The impacts of plastic are far-reaching. Studies have shown that 99 percent of seabirds, one in three sea turtles, and more than half of all whale and dolphin species have plastic in their stomach. In terms of the impacts on human health, more research is needed. However, what is known is that the most common forms of plastic, like polyvinyl chloride (PVC), are used to create indoor pipes and window frames, as well as polystyrene typically found in products like disposable cutlery and styrofoam packing, are possible.
Circular procurement allows reducing plastic waste and the impacts on nature and human health. In addition, including circular procurement criteria in tenders creates circular opportunities and innovative business models; and specifications and collaboration create market demand and ideal conditions for private sector organizations to develop products that include recycled and recyclable plastics.

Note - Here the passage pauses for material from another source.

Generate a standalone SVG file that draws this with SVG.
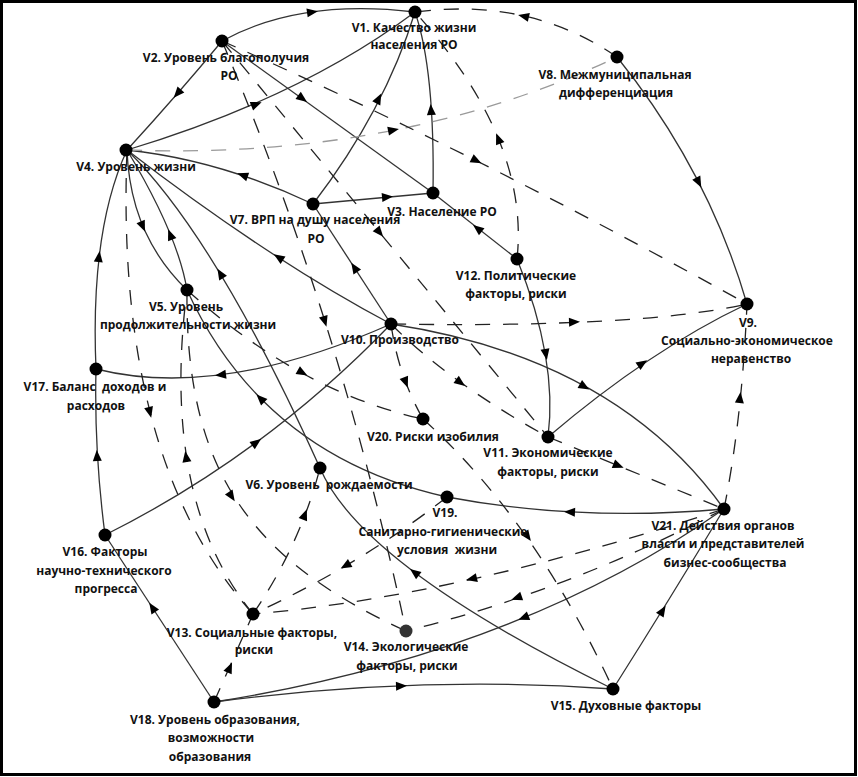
<svg xmlns="http://www.w3.org/2000/svg" xmlns:xlink="http://www.w3.org/1999/xlink" width="858" height="777" viewBox="0 0 858 777">
<style>
.s{fill:none;stroke:#333;stroke-width:1.3}
.d{fill:none;stroke:#222;stroke-width:1.3;stroke-dasharray:15 13}
.g{fill:none;stroke:#9a9a9a;stroke-width:1.3;stroke-dasharray:15 13}
.n{fill:#000}
.t{font-family:"Open Sans","Noto Sans","DejaVu Sans",sans-serif;font-weight:bold;font-size:12px;fill:#111;text-anchor:middle;white-space:pre}
</style>
<defs>
<path id="ah" d="M5,0 L-6,-4.5 L-6,4.5 Z" fill="#000"/>
</defs>
<rect x="1.5" y="1.5" width="854" height="773" fill="#fff" stroke="#000" stroke-width="3"/>
<g id="connectors">
<path class="s" d="M222,41 Q300,-2 415,12"/>
<path class="s" d="M222,41 Q180,92 127,150"/>
<path class="s" d="M127,150 Q300,98 415,12"/>
<path class="s" d="M222,41 L433,193"/>
<path class="s" d="M313,204 Q385,110 415,12"/>
<path class="s" d="M313,204 Q220,160 127,150"/>
<path class="s" d="M313,204 L433,193"/>
<path class="s" d="M433,193 Q435,70 415,12"/>
<path class="s" d="M517,259 L433,193"/>
<path class="s" d="M617,57 Q708,170 747,304"/>
<path class="s" d="M517,259 Q558,360 548,437"/>
<path class="s" d="M548,437 Q650,350 747,304"/>
<path class="s" d="M391,324 Q616,358 724,509"/>
<path class="s" d="M724,509 Q580,522 447,497"/>
<path class="s" d="M613,689 Q668,602 724,509"/>
<path class="s" d="M724,509 Q515,655 214,702"/>
<path class="s" d="M214,702 Q420,675 613,689"/>
<path class="s" d="M214,702 L105,535"/>
<path class="s" d="M105,535 Q94,450 96,369"/>
<path class="s" d="M96,369 Q90,230 127,150"/>
<path class="s" d="M391,324 Q220,400 96,369"/>
<path class="s" d="M105,535 Q265,455 391,324"/>
<path class="s" d="M127,150 Q130,235 187,290"/>
<path class="s" d="M187,290 Q178,235 127,150"/>
<path class="s" d="M320,468 Q216,237 127,150"/>
<path class="s" d="M613,689 Q361,565 320,468"/>
<path class="s" d="M447,497 Q263,456 187,290"/>
<path class="s" d="M391,324 L313,204"/>
<path class="s" d="M391,324 Q270,260 127,150"/>
<path class="d" d="M617,57 Q530,-3 415,12"/>
<path class="g" d="M127,150 Q400,160 617,57"/>
<path class="d" d="M222,41 Q470,150 747,304"/>
<path class="d" d="M517,259 Q530,140 415,12"/>
<path class="d" d="M222,41 Q340,320 406,631"/>
<path class="d" d="M222,41 L548,437"/>
<path class="d" d="M391,324 Q640,328 747,304"/>
<path class="d" d="M391,324 Q398,375 423,419"/>
<path class="d" d="M391,324 Q450,383 548,437"/>
<path class="d" d="M724,509 Q742,420 747,304"/>
<path class="d" d="M548,437 L724,509"/>
<path class="d" d="M724,509 Q455,597 253,614"/>
<path class="d" d="M724,509 Q570,590 406,631"/>
<path class="d" d="M423,419 Q535,520 613,689"/>
<path class="d" d="M187,290 Q300,392 423,419"/>
<path class="d" d="M127,150 Q115,460 253,614"/>
<path class="d" d="M253,614 Q160,500 187,290"/>
<path class="d" d="M187,290 C185,470 250,560 406,631"/>
<path class="d" d="M253,614 Q300,545 320,468"/>
<path class="d" d="M447,497 Q360,565 253,614"/>
<path class="d" d="M214,702 L253,614"/>
<g id="arrows">
<use xlink:href="#ah" transform="translate(313,12) rotate(-8)"/>
<use xlink:href="#ah" transform="translate(177,94) rotate(131)"/>
<use xlink:href="#ah" transform="translate(257,104) rotate(-22)"/>
<use xlink:href="#ah" transform="translate(303,99) rotate(36)"/>
<use xlink:href="#ah" transform="translate(379,98) rotate(-63)"/>
<use xlink:href="#ah" transform="translate(242,175) rotate(-161)"/>
<use xlink:href="#ah" transform="translate(388,197) rotate(-5)"/>
<use xlink:href="#ah" transform="translate(431,109) rotate(-94)"/>
<use xlink:href="#ah" transform="translate(477,228) rotate(-142)"/>
<use xlink:href="#ah" transform="translate(699,183) rotate(63)"/>
<use xlink:href="#ah" transform="translate(546,355) rotate(80)"/>
<use xlink:href="#ah" transform="translate(643,363) rotate(-34)"/>
<use xlink:href="#ah" transform="translate(585,387) rotate(30)"/>
<use xlink:href="#ah" transform="translate(569,512) rotate(183)"/>
<use xlink:href="#ah" transform="translate(663,610) rotate(-58)"/>
<use xlink:href="#ah" transform="translate(523,618) rotate(158)"/>
<use xlink:href="#ah" transform="translate(402,686) rotate(-2)"/>
<use xlink:href="#ah" transform="translate(152,607) rotate(-123)"/>
<use xlink:href="#ah" transform="translate(97,455) rotate(-93)"/>
<use xlink:href="#ah" transform="translate(99,256) rotate(-83)"/>
<use xlink:href="#ah" transform="translate(220,375) rotate(173)"/>
<use xlink:href="#ah" transform="translate(257,442) rotate(-36)"/>
<use xlink:href="#ah" transform="translate(143,227) rotate(67)"/>
<use xlink:href="#ah" transform="translate(170,234) rotate(-112)"/>
<use xlink:href="#ah" transform="translate(220,273) rotate(-121)"/>
<use xlink:href="#ah" transform="translate(414,572) rotate(-143)"/>
<use xlink:href="#ah" transform="translate(260,398) rotate(-135)"/>
<use xlink:href="#ah" transform="translate(354,267) rotate(-123)"/>
<use xlink:href="#ah" transform="translate(278,257) rotate(-147)"/>
<use xlink:href="#ah" transform="translate(523,16) rotate(-167)"/>
<use xlink:href="#ah" transform="translate(394,130) rotate(-11)"/>
<use xlink:href="#ah" transform="translate(477,161) rotate(27)"/>
<use xlink:href="#ah" transform="translate(498,138) rotate(-112)"/>
<use xlink:href="#ah" transform="translate(325,322) rotate(73)"/>
<use xlink:href="#ah" transform="translate(380,233) rotate(50)"/>
<use xlink:href="#ah" transform="translate(575,322) rotate(-2)"/>
<use xlink:href="#ah" transform="translate(406,383) rotate(69)"/>
<use xlink:href="#ah" transform="translate(461,383) rotate(36)"/>
<use xlink:href="#ah" transform="translate(740,397) rotate(-84)"/>
<use xlink:href="#ah" transform="translate(619,466) rotate(22)"/>
<use xlink:href="#ah" transform="translate(471,579) rotate(167)"/>
<use xlink:href="#ah" transform="translate(516,598) rotate(161)"/>
<use xlink:href="#ah" transform="translate(528,537) rotate(55)"/>
<use xlink:href="#ah" transform="translate(303,373) rotate(29)"/>
<use xlink:href="#ah" transform="translate(150,413) rotate(76)"/>
<use xlink:href="#ah" transform="translate(186,456) rotate(-99)"/>
<use xlink:href="#ah" transform="translate(232,497) rotate(57)"/>
<use xlink:href="#ah" transform="translate(305,514) rotate(-69)"/>
<use xlink:href="#ah" transform="translate(345,566) rotate(150)"/>
<use xlink:href="#ah" transform="translate(230,667) rotate(-66)"/>
</g>
</g>
<g id="nodes">
<g id="V1"><circle class="n" cx="415" cy="12" r="6.5"/><text class="t" x="414" y="32">V1. Качество жизни</text><text class="t" x="414" y="49">населения РО</text></g>
<g id="V2"><circle class="n" cx="222" cy="41" r="6.5"/><text class="t" x="226" y="62">V2. Уровень благополучия</text><text class="t" x="229" y="80">РО</text></g>
<g id="V3"><circle class="n" cx="433" cy="193" r="6.5"/><text class="t" x="442" y="216">V3. Население РО</text></g>
<g id="V4"><circle class="n" cx="126" cy="150" r="6.5"/><text class="t" x="136" y="171">V4. Уровень жизни</text></g>
<g id="V5"><circle class="n" cx="187" cy="290" r="6.5"/><text class="t" x="186" y="311">V5. Уровень</text><text class="t" x="188" y="329">продолжительности жизни</text></g>
<g id="V6"><circle class="n" cx="320" cy="468" r="6.5"/><text class="t" x="329" y="489" xml:space="preserve">V6. Уровень  рождаемости</text></g>
<g id="V7"><circle class="n" cx="313" cy="204" r="6.5"/><text class="t" x="315" y="224">V7. ВРП на душу населения</text><text class="t" x="316" y="243">РО</text></g>
<g id="V8"><circle class="n" cx="617" cy="57" r="6.5"/><text class="t" x="615" y="79">V8. Межмуниципальная</text><text class="t" x="616" y="97">дифференциация</text></g>
<g id="V9"><circle class="n" cx="747" cy="304" r="6.5"/><text class="t" x="748" y="327">V9.</text><text class="t" x="747" y="345">Социально-экономическое</text><text class="t" x="751" y="363">неравенство</text></g>
<g id="V10"><circle class="n" cx="391" cy="324" r="6.5"/><text class="t" x="400" y="344">V10. Производство</text></g>
<g id="V11"><circle class="n" cx="548" cy="437" r="6.5"/><text class="t" x="548" y="457">V11. Экономические</text><text class="t" x="548" y="476">факторы, риски</text></g>
<g id="V12"><circle class="n" cx="517" cy="259" r="6.5"/><text class="t" x="516" y="280">V12. Политические</text><text class="t" x="516" y="298">факторы, риски</text></g>
<g id="V13"><circle class="n" cx="253" cy="614" r="6.5"/><text class="t" x="252" y="637">V13. Социальные факторы,</text><text class="t" x="254" y="654">риски</text></g>
<g id="V14"><circle cx="406" cy="631" r="6.5" fill="#333"/><text class="t" x="406" y="651">V14. Экологические</text><text class="t" x="407" y="670">факторы, риски</text></g>
<g id="V15"><circle class="n" cx="613" cy="689" r="6.5"/><text class="t" x="626" y="710">V15. Духовные факторы</text></g>
<g id="V16"><circle class="n" cx="105" cy="535" r="6.5"/><text class="t" x="105" y="556">V16. Факторы</text><text class="t" x="104" y="575">научно-технического</text><text class="t" x="106" y="593">прогресса</text></g>
<g id="V17"><circle class="n" cx="96" cy="369" r="6.5"/><text class="t" x="95" y="391" xml:space="preserve">V17. Баланс  доходов и</text><text class="t" x="96" y="410">расходов</text></g>
<g id="V18"><circle class="n" cx="214" cy="702" r="6.5"/><text class="t" x="215" y="724">V18. Уровень образования,</text><text class="t" x="211" y="742">возможности</text><text class="t" x="210" y="761">образования</text></g>
<g id="V19"><circle class="n" cx="447" cy="497" r="6.5"/><text class="t" x="445" y="517">V19.</text><text class="t" x="443" y="536">Санитарно-гигиенические</text><text class="t" x="447" y="554" xml:space="preserve">условия  жизни</text></g>
<g id="V20"><circle class="n" cx="423" cy="419" r="6.5"/><text class="t" x="433" y="441">V20. Риски изобилия</text></g>
<g id="V21"><circle class="n" cx="724" cy="509" r="6.5"/><text class="t" x="723" y="530">V21. Действия органов</text><text class="t" x="723" y="548">власти и представителей</text><text class="t" x="725" y="567">бизнес-сообщества</text></g>
</g>
</svg>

How the Plastics industry Can Advance The Circular Economy
Companies worldwide recognize the importance of adjusting their business models and are actively engaging in innovative projects, either through product life extension, resource recovery, and circular supplies business models. Through collaborative partnerships, ocean plastics, for example, are recovered and repurposed into textiles and footwear. Other companies, through the innovative design of product packaging, are replacing fossil-based with bio-based materials to create sustainable packaging that is biodegradable and closed-loop.
Awareness of the negative effects of unsustainable consumption and production, and the link to the current linear economy of take-make-waste, is an important priority in today’s society. Governments, businesses, and communities worldwide realize the need to fundamentally and systematically shift patterns of production and consumption. The circular economy offers an alternative and reinvented economic model that is holistic in nature and drives economic prosperity while protecting the environment to benefit society.
We are on the cusp of the circular economy in Canada and collaboration is crucial to advance it.